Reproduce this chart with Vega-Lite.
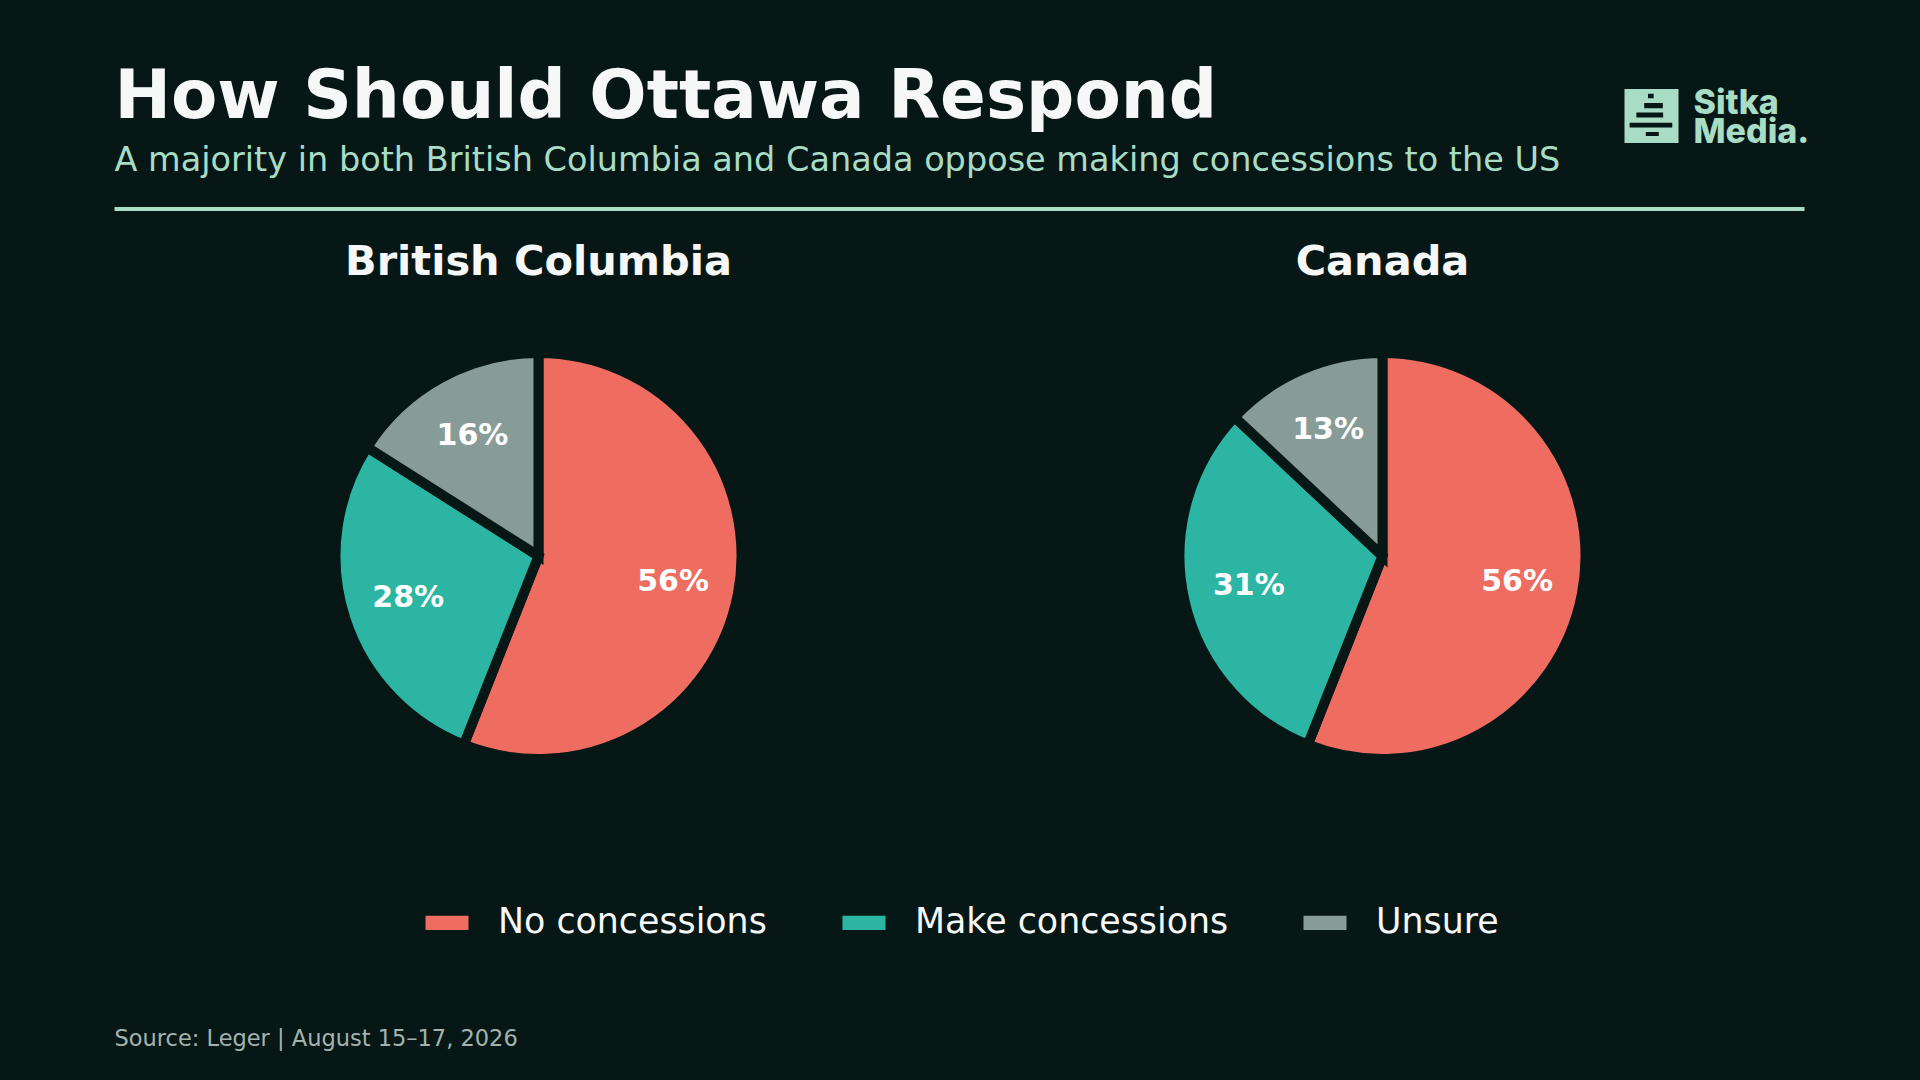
{
  "$schema": "https://vega.github.io/schema/vega-lite/v6.json",
  "background": "#071716",
  "padding": {"left": 112.5, "right": 117.5, "top": 64, "bottom": 42.5},
  "config": {"view": {"stroke": null}, "font": "DejaVu Sans"},
  "datasets": {
    "poll": [
      {"region": "British Columbia", "response": "No concessions", "share": 0.56, "order": 1},
      {"region": "British Columbia", "response": "Make concessions", "share": 0.28, "order": 2},
      {"region": "British Columbia", "response": "Unsure", "share": 0.16, "order": 3},
      {"region": "Canada", "response": "No concessions", "share": 0.56, "order": 1},
      {"region": "Canada", "response": "Make concessions", "share": 0.31, "order": 2},
      {"region": "Canada", "response": "Unsure", "share": 0.13, "order": 3}
    ]
  },
  "spacing": 30,
  "vconcat": [
    {
      "spacing": 0,
      "hconcat": [
        {
          "width": 1510, "height": 112,
          "data": {"values": []},
          "mark": {"type": "rule"},
          "encoding": {},
          "title": {
            "text": "How Should Ottawa Respond",
            "subtitle": "A majority in both British Columbia and Canada oppose making concessions to the US",
            "anchor": "start", "fontSize": 67.5, "fontWeight": "bold", "color": "#f6f8f7", "font": "DejaVu Sans",
            "subtitleFont": "DejaVu Sans", "subtitleFontSize": 33.5, "subtitleColor": "#a8dcc5", "subtitleFontWeight": "normal",
            "subtitlePadding": 12, "offset": -113
          }
        },
        {
          "width": 54, "height": 102,
          "data": {"values": [{}]},
          "layer": [
            {"mark": {"type": "point", "shape": "square", "filled": true, "size": 2916, "color": "#a8dcc5", "opacity": 1, "strokeWidth": 0}, "encoding": {}},
            {"mark": {"type": "point", "shape": "M-0.13,-0.82H0.08V-0.66H-0.13Z M-0.27,-0.48H0.42V-0.29H-0.27Z M-0.56,-0.13H0.43V0.06H-0.56Z M-0.81,0.25H0.77V0.43H-0.81Z M-0.21,0.59H0.27V0.74H-0.21Z", "filled": true, "size": 2916, "color": "#071716", "opacity": 1, "strokeWidth": 0}, "encoding": {}}
          ]
        },
        {
          "width": 30, "height": 97,
          "data": {"values": [{"brand": "Sitka\nMedia."}]},
          "mark": {"type": "text", "align": "left", "baseline": "alphabetic", "lineBreak": "\n", "lineHeight": 29.4, "font": "Inter", "fontWeight": 800, "fontSize": 34, "color": "#a8dcc5"},
          "encoding": {"text": {"field": "brand", "type": "nominal"}}
        }
      ]
    },
    {
      "width": 1690, "height": 1,
      "data": {"values": [{}]},
      "mark": {"type": "rule", "color": "#a8dcc5", "strokeWidth": 4},
      "encoding": {"y": {"datum": 0, "type": "quantitative", "axis": null}}
    },
    {
      "spacing": 0,
      "hconcat": [
        {
          "width": 848, "height": 420,
          "title": {"text": "British Columbia", "fontSize": 41.5, "fontWeight": "bold", "color": "#f6f8f7", "offset": 50},
          "data": {"name": "poll"},
          "transform": [{"filter": "datum.region === 'British Columbia'"}],
          "encoding": {
            "theta": {"field": "share", "type": "quantitative", "stack": true},
            "order": {"field": "order", "type": "quantitative"}
          },
          "layer": [
            {
              "mark": {"type": "arc", "outerRadius": 203, "stroke": "#071716", "strokeWidth": 10},
              "encoding": {
                "color": {
                  "field": "response", "type": "nominal",
                  "scale": {"domain": ["No concessions", "Make concessions", "Unsure"], "range": ["#ee6c60", "#2db5a3", "#879b97"]},
                  "legend": {"title": null, "orient": "none", "legendX": 311, "legendY": 836, "direction": "horizontal", "columns": 3,
                    "symbolType": "M-1,-0.33H1V0.33H-1Z", "symbolSize": 1849, "symbolStrokeWidth": 0, "symbolOpacity": 1,
                    "labelFontSize": 34.8, "labelColor": "#f6f8f7", "labelFont": "DejaVu Sans", "labelOffset": 29.5, "columnPadding": 75, "labelLimit": 600}
                }
              }
            },
            {
              "mark": {"type": "text", "radius": 137, "dy": 0, "fontSize": 30, "fontWeight": "bold", "color": "#ffffff"},
              "encoding": {
                "text": {"field": "share", "type": "quantitative", "format": ".0%"},
                "detail": {"field": "response", "type": "nominal"}
              }
            }
          ]
        },
        {
          "width": 840, "height": 420,
          "title": {"text": "Canada", "fontSize": 41.5, "fontWeight": "bold", "color": "#f6f8f7", "offset": 50},
          "data": {"name": "poll"},
          "transform": [{"filter": "datum.region === 'Canada'"}],
          "encoding": {
            "theta": {"field": "share", "type": "quantitative", "stack": true},
            "order": {"field": "order", "type": "quantitative"}
          },
          "layer": [
            {
              "mark": {"type": "arc", "outerRadius": 203, "stroke": "#071716", "strokeWidth": 10},
              "encoding": {
                "color": {
                  "field": "response", "type": "nominal",
                  "scale": {"domain": ["No concessions", "Make concessions", "Unsure"], "range": ["#ee6c60", "#2db5a3", "#879b97"]},
                  "legend": {"title": null, "orient": "none", "legendX": 311, "legendY": 836, "direction": "horizontal", "columns": 3,
                    "symbolType": "M-1,-0.33H1V0.33H-1Z", "symbolSize": 1849, "symbolStrokeWidth": 0, "symbolOpacity": 1,
                    "labelFontSize": 34.8, "labelColor": "#f6f8f7", "labelFont": "DejaVu Sans", "labelOffset": 29.5, "columnPadding": 75, "labelLimit": 600}
                }
              }
            },
            {
              "mark": {"type": "text", "radius": 137, "dy": 0, "fontSize": 30, "fontWeight": "bold", "color": "#ffffff"},
              "encoding": {
                "text": {"field": "share", "type": "quantitative", "format": ".0%"},
                "detail": {"field": "response", "type": "nominal"}
              }
            }
          ]
        }
      ]
    },
    {
      "width": 1690, "height": 209,
      "data": {"values": []},
      "mark": {"type": "rule"},
      "encoding": {},
      "title": {"text": "Source: Leger | August 15–17, 2026", "orient": "bottom", "anchor": "start", "fontSize": 22.5, "fontWeight": "normal", "color": "#a3b3ae", "offset": 10}
    }
  ]
}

TASK TO COMPLETE:
The pictures should not be reproduced; quote all of the other material exactly.

SOLUTION FOR THIS EXERCISE:
Reproduce this chart with Vega-Lite.
{
  "$schema": "https://vega.github.io/schema/vega-lite/v6.json",
  "background": "#071716",
  "padding": {"left": 112.5, "right": 117.5, "top": 64, "bottom": 42.5},
  "config": {"view": {"stroke": null}, "font": "DejaVu Sans"},
  "datasets": {
    "poll": [
      {"region": "British Columbia", "response": "No concessions", "share": 0.56, "order": 1},
      {"region": "British Columbia", "response": "Make concessions", "share": 0.28, "order": 2},
      {"region": "British Columbia", "response": "Unsure", "share": 0.16, "order": 3},
      {"region": "Canada", "response": "No concessions", "share": 0.56, "order": 1},
      {"region": "Canada", "response": "Make concessions", "share": 0.31, "order": 2},
      {"region": "Canada", "response": "Unsure", "share": 0.13, "order": 3}
    ]
  },
  "spacing": 30,
  "vconcat": [
    {
      "spacing": 0,
      "hconcat": [
        {
          "width": 1510, "height": 112,
          "data": {"values": []},
          "mark": {"type": "rule"},
          "encoding": {},
          "title": {
            "text": "How Should Ottawa Respond",
            "subtitle": "A majority in both British Columbia and Canada oppose making concessions to the US",
            "anchor": "start", "fontSize": 67.5, "fontWeight": "bold", "color": "#f6f8f7", "font": "DejaVu Sans",
            "subtitleFont": "DejaVu Sans", "subtitleFontSize": 33.5, "subtitleColor": "#a8dcc5", "subtitleFontWeight": "normal",
            "subtitlePadding": 12, "offset": -113
          }
        },
        {
          "width": 54, "height": 102,
          "data": {"values": [{}]},
          "layer": [
            {"mark": {"type": "point", "shape": "square", "filled": true, "size": 2916, "color": "#a8dcc5", "opacity": 1, "strokeWidth": 0}, "encoding": {}},
            {"mark": {"type": "point", "shape": "M-0.13,-0.82H0.08V-0.66H-0.13Z M-0.27,-0.48H0.42V-0.29H-0.27Z M-0.56,-0.13H0.43V0.06H-0.56Z M-0.81,0.25H0.77V0.43H-0.81Z M-0.21,0.59H0.27V0.74H-0.21Z", "filled": true, "size": 2916, "color": "#071716", "opacity": 1, "strokeWidth": 0}, "encoding": {}}
          ]
        },
        {
          "width": 30, "height": 97,
          "data": {"values": [{"brand": "Sitka\nMedia."}]},
          "mark": {"type": "text", "align": "left", "baseline": "alphabetic", "lineBreak": "\n", "lineHeight": 29.4, "font": "Inter", "fontWeight": 800, "fontSize": 34, "color": "#a8dcc5"},
          "encoding": {"text": {"field": "brand", "type": "nominal"}}
        }
      ]
    },
    {
      "width": 1690, "height": 1,
      "data": {"values": [{}]},
      "mark": {"type": "rule", "color": "#a8dcc5", "strokeWidth": 4},
      "encoding": {"y": {"datum": 0, "type": "quantitative", "axis": null}}
    },
    {
      "spacing": 0,
      "hconcat": [
        {
          "width": 848, "height": 420,
          "title": {"text": "British Columbia", "fontSize": 41.5, "fontWeight": "bold", "color": "#f6f8f7", "offset": 50},
          "data": {"name": "poll"},
          "transform": [{"filter": "datum.region === 'British Columbia'"}],
          "encoding": {
            "theta": {"field": "share", "type": "quantitative", "stack": true},
            "order": {"field": "order", "type": "quantitative"}
          },
          "layer": [
            {
              "mark": {"type": "arc", "outerRadius": 203, "stroke": "#071716", "strokeWidth": 10},
              "encoding": {
                "color": {
                  "field": "response", "type": "nominal",
                  "scale": {"domain": ["No concessions", "Make concessions", "Unsure"], "range": ["#ee6c60", "#2db5a3", "#879b97"]},
                  "legend": {"title": null, "orient": "none", "legendX": 311, "legendY": 836, "direction": "horizontal", "columns": 3,
                    "symbolType": "M-1,-0.33H1V0.33H-1Z", "symbolSize": 1849, "symbolStrokeWidth": 0, "symbolOpacity": 1,
                    "labelFontSize": 34.8, "labelColor": "#f6f8f7", "labelFont": "DejaVu Sans", "labelOffset": 29.5, "columnPadding": 75, "labelLimit": 600}
                }
              }
            },
            {
              "mark": {"type": "text", "radius": 137, "dy": 0, "fontSize": 30, "fontWeight": "bold", "color": "#ffffff"},
              "encoding": {
                "text": {"field": "share", "type": "quantitative", "format": ".0%"},
                "detail": {"field": "response", "type": "nominal"}
              }
            }
          ]
        },
        {
          "width": 840, "height": 420,
          "title": {"text": "Canada", "fontSize": 41.5, "fontWeight": "bold", "color": "#f6f8f7", "offset": 50},
          "data": {"name": "poll"},
          "transform": [{"filter": "datum.region === 'Canada'"}],
          "encoding": {
            "theta": {"field": "share", "type": "quantitative", "stack": true},
            "order": {"field": "order", "type": "quantitative"}
          },
          "layer": [
            {
              "mark": {"type": "arc", "outerRadius": 203, "stroke": "#071716", "strokeWidth": 10},
              "encoding": {
                "color": {
                  "field": "response", "type": "nominal",
                  "scale": {"domain": ["No concessions", "Make concessions", "Unsure"], "range": ["#ee6c60", "#2db5a3", "#879b97"]},
                  "legend": {"title": null, "orient": "none", "legendX": 311, "legendY": 836, "direction": "horizontal", "columns": 3,
                    "symbolType": "M-1,-0.33H1V0.33H-1Z", "symbolSize": 1849, "symbolStrokeWidth": 0, "symbolOpacity": 1,
                    "labelFontSize": 34.8, "labelColor": "#f6f8f7", "labelFont": "DejaVu Sans", "labelOffset": 29.5, "columnPadding": 75, "labelLimit": 600}
                }
              }
            },
            {
              "mark": {"type": "text", "radius": 137, "dy": 0, "fontSize": 30, "fontWeight": "bold", "color": "#ffffff"},
              "encoding": {
                "text": {"field": "share", "type": "quantitative", "format": ".0%"},
                "detail": {"field": "response", "type": "nominal"}
              }
            }
          ]
        }
      ]
    },
    {
      "width": 1690, "height": 209,
      "data": {"values": []},
      "mark": {"type": "rule"},
      "encoding": {},
      "title": {"text": "Source: Leger | August 15–17, 2026", "orient": "bottom", "anchor": "start", "fontSize": 22.5, "fontWeight": "normal", "color": "#a3b3ae", "offset": 10}
    }
  ]
}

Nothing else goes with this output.